§ What is expected:
Extract each line where the string "this" shows up.
======== Materials provided
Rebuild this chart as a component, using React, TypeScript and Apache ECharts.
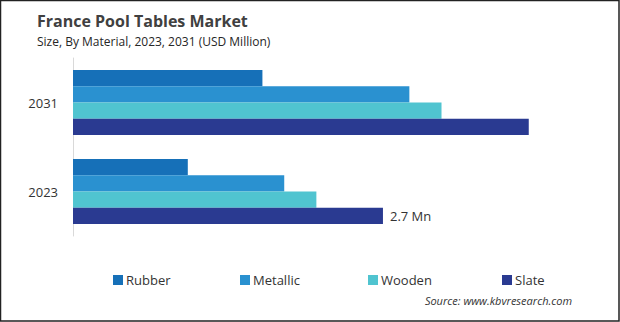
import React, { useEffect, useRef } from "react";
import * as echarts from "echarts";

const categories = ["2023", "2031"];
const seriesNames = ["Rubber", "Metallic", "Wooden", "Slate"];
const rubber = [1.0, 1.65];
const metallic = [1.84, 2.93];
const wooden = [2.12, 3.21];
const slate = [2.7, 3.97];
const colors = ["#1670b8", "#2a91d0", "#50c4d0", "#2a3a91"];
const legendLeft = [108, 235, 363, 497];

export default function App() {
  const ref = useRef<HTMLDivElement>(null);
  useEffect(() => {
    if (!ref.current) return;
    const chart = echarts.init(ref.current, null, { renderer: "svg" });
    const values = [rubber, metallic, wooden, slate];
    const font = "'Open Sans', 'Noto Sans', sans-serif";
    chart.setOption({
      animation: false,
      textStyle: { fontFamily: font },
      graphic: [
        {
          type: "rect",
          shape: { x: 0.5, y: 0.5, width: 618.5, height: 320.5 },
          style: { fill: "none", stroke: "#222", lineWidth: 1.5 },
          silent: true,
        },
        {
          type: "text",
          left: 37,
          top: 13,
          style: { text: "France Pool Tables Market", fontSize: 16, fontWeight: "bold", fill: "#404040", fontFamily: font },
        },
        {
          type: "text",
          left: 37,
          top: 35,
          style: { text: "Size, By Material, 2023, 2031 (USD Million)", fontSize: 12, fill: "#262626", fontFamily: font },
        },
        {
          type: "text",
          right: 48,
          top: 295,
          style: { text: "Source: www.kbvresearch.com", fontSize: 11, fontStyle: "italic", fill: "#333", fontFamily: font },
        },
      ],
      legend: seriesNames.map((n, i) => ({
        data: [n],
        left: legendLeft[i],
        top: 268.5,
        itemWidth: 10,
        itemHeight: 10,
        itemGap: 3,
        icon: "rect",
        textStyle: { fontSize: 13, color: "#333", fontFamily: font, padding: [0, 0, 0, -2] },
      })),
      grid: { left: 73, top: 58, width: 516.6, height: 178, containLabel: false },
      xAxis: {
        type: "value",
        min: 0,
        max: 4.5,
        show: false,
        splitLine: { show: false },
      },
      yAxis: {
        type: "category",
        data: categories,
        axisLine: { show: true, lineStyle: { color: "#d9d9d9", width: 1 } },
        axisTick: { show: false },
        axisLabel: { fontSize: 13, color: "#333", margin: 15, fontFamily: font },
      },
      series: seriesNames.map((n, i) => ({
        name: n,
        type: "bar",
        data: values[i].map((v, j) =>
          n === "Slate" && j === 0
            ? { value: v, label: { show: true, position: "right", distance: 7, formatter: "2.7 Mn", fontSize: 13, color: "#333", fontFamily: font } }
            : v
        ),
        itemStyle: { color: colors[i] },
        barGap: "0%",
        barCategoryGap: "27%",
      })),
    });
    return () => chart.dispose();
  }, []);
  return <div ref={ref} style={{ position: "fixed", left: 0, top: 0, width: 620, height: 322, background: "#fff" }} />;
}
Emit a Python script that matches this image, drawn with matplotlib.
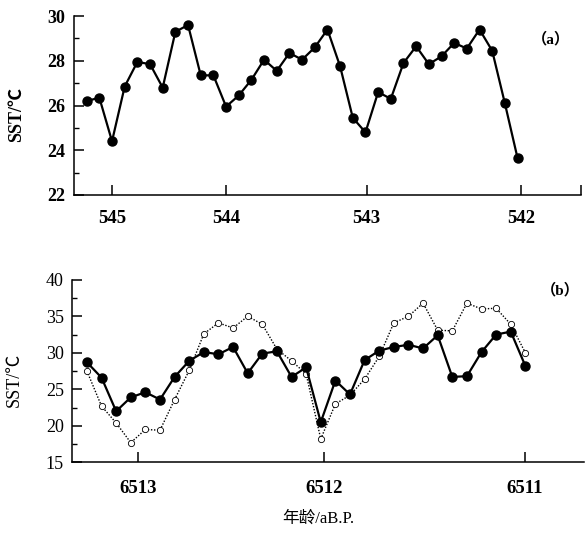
================
§ Solved exercise:
Rebuild this chart as a component, using React, TypeScript and Apache ECharts.
Emit a Python script that matches this image, drawn with matplotlib.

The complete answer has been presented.